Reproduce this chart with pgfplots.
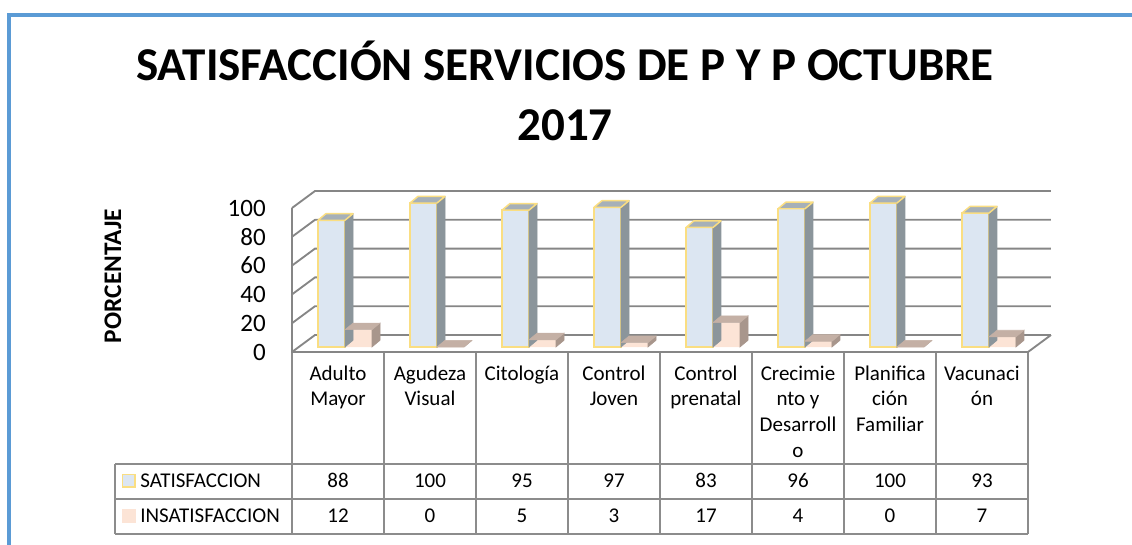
\documentclass[border=0pt]{standalone}
\usepackage{fontspec}
\setmainfont{Carlito}
\usepackage{pgfplots}
\pgfplotsset{compat=1.18}
\usepackage{pgfplotstable}

\definecolor{frameblue}{RGB}{91,155,213}
\definecolor{gridc}{RGB}{134,134,134}
\definecolor{tabc}{RGB}{140,140,140}
\definecolor{satfront}{RGB}{220,230,242}
\definecolor{satedge}{RGB}{250,222,130}
\definecolor{sattop}{RGB}{166,176,184}
\definecolor{satside}{RGB}{139,149,155}
\definecolor{insfront}{RGB}{252,228,214}
\definecolor{instop}{RGB}{196,176,165}
\definecolor{insside}{RGB}{168,150,140}

\pgfplotstableread{
idx sat ins
0 88 12
1 100 0
2 95 5
3 97 3
4 83 17
5 96 4
6 100 0
7 93 7
}\data

\newcommand{\tabfont}{\fontsize{15.75}{19.3}\selectfont}
\newcommand{\axfont}{\fontsize{18.75}{22}\selectfont}
\newcommand{\titlefont}{\fontsize{35.3}{41}\selectfont\bfseries}
\newcommand{\cl}[1]{\begin{tabular}[t]{@{}c@{}}#1\end{tabular}}
\newdimen\barh

\begin{document}
\begin{tikzpicture}
\useasboundingbox (0,0) rectangle (849pt,408pt);
\begin{scope}[x=0.75pt,y=-0.75pt,shift={(0pt,408pt)}]
  % frame
  \draw[frameblue, line width=3pt] (9,600) -- (9,15) -- (1200,15);
  % title
  \node[anchor=base, font=\titlefont, inner sep=0pt] at (565,80) {SATISFACCIÓN SERVICIOS DE P Y P OCTUBRE};
  \node[anchor=base, font=\titlefont, inner sep=0pt] at (565,141) {2017};
  \node[rotate=90, font=\fontsize{19}{22}\selectfont\bfseries, inner sep=0pt] at (113,276) {PORCENTAJE};
  % data table grid
  \draw[tabc, line width=1pt] (115,464) -- (1028,464) (115,499) -- (1028,499) (115,534) -- (1028,534) (115,464) -- (115,534);
  \foreach \i in {0,...,8} \draw[tabc, line width=1pt] ({292+92*\i},352) -- ({292+92*\i},534);
  % legend keys
  \filldraw[fill=satfront, draw=satedge, line width=1.2pt] (122.5,474.5) rectangle (135,487);
  \fill[insfront] (122,509) rectangle (135.5,522.5);
  \node[anchor=base west, font=\tabfont, inner sep=0pt] at (140,487) {SATISFACCION};
  \node[anchor=base west, font=\tabfont, inner sep=0pt] at (140,522) {INSATISFACCION};
\end{scope}

% walls, grid, tick labels, table values
\begin{axis}[
  at={(219pt,144pt)}, anchor=south west,
  scale only axis, width=552pt, height=108pt,
  xmin=-0.5, xmax=7.5, ymin=0, ymax=100,
  clip=false,
  axis line style={draw=none}, tick style={draw=none},
  xtick={0,...,7},
  xticklabels={{\cl{Adulto\\Mayor}},{\cl{Agudeza\\Visual}},{\cl{Citología}},{\cl{Control\\Joven}},{\cl{Control\\prenatal}},{\cl{Crecimie\\nto y\\Desarroll\\o}},{\cl{Planifica\\ción\\Familiar}},{\cl{Vacunaci\\ón}}},
  xticklabel style={font=\tabfont, anchor=base, inner sep=0pt, yshift=-21pt},
  ytick={0,20,40,60,80,100},
  yticklabel style={font=\axfont, anchor=east, inner sep=0pt, xshift=-19.5pt},
  /pgf/number format/assume math mode=true,
]
\pgfplotsinvokeforeach{0,20,40,60,80,100}{
  \draw[gridc, line width=1.4pt] (axis cs:-0.5,#1) -- ([shift={(17.25pt,12.75pt)}]axis cs:-0.5,#1) -- ([shift={(17.25pt,12.75pt)}]axis cs:7.5,#1);
}
\draw[gridc, line width=1.4pt] (axis cs:-0.5,100) -- (axis cs:-0.5,0) -- (axis cs:7.5,0) -- ([shift={(17.25pt,12.75pt)}]axis cs:7.5,0);
\addplot[draw=none, mark=none, nodes near coords, point meta=explicit,
  every node near coord/.append style={anchor=base, font=\tabfont, inner sep=0pt}]
  table[x=idx, y expr=-93.75, meta=sat] {\data};
\addplot[draw=none, mark=none, nodes near coords, point meta=explicit,
  every node near coord/.append style={anchor=base, font=\tabfont, inner sep=0pt}]
  table[x=idx, y expr=-118.06, meta=ins] {\data};
\end{axis}

% 3D bars
\begin{axis}[
  at={(224.25pt,147.75pt)}, anchor=south west,
  scale only axis, width=552pt, height=108pt,
  xmin=-0.5, xmax=7.5, ymin=0, ymax=100,
  clip=false, hide axis,
]
\addplot[scatter, only marks, mark=*, mark size=0pt, mark options={draw=none, fill=none},
  visualization depends on={\thisrow{sat} \as \bh},
  scatter/@pre marker code/.code={%
    \pgfmathsetlength\barh{\bh*1.08pt}%
    \fill[satside] (0pt,0pt) -- ++(6pt,5pt) -- ++(0pt,-\barh) -- ++(-6pt,-5pt) -- cycle;
    \filldraw[fill=sattop, draw=satedge, line width=1.1pt, line join=round] (-20.25pt,0pt) -- (0pt,0pt) -- ++(6pt,5pt) -- ++(-20.25pt,0pt) -- cycle;
  },
  scatter/@post marker code/.code={}]
  table[x=idx, y=sat] {\data};
\addplot[ybar, bar width=20.25pt, bar shift=-10.125pt, fill=satfront, draw=satedge, line width=1.1pt]
  table[x=idx, y=sat] {\data};
\addplot[scatter, only marks, mark=*, mark size=0pt, mark options={draw=none, fill=none},
  visualization depends on={\thisrow{ins} \as \bh},
  scatter/@pre marker code/.code={%
    \pgfmathsetlength\barh{\bh*1.08pt}%
    \fill[insside] (20.25pt,0pt) -- ++(6pt,5pt) -- ++(0pt,-\barh) -- ++(-6pt,-5pt) -- cycle;
    \fill[instop] (0pt,0pt) -- (20.25pt,0pt) -- ++(6pt,5pt) -- ++(-20.25pt,0pt) -- cycle;
  },
  scatter/@post marker code/.code={}]
  table[x=idx, y=ins] {\data};
\addplot[ybar, bar width=20.25pt, bar shift=10.125pt, fill=insfront, draw=none]
  table[x=idx, y=ins] {\data};
\end{axis}
\end{tikzpicture}
\end{document}
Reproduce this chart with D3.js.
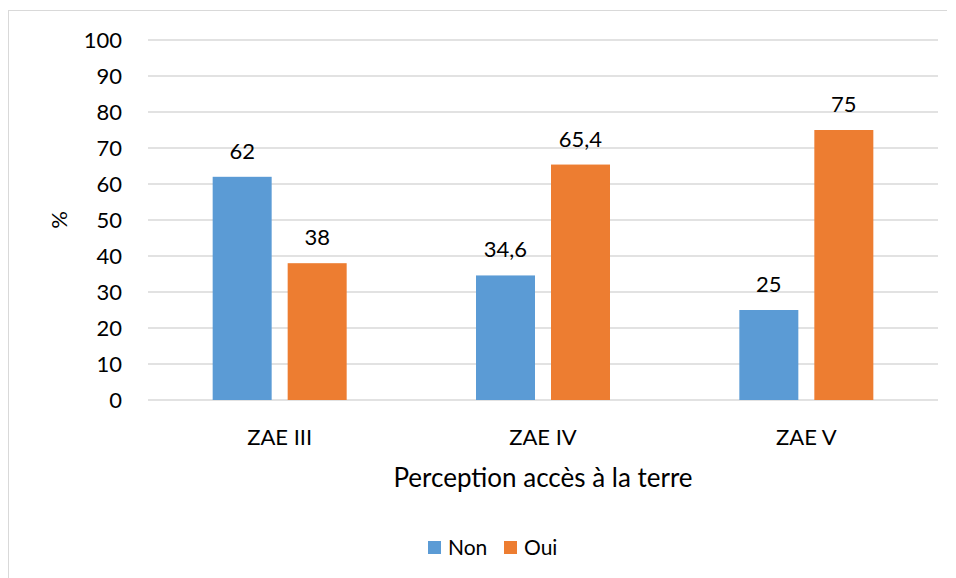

• [What you will do] Pick out every line holding the string "Reproduce" and return it.

• [Output for this exercise]
Reproduce this chart with pgfplots.
Reproduce this chart with D3.js.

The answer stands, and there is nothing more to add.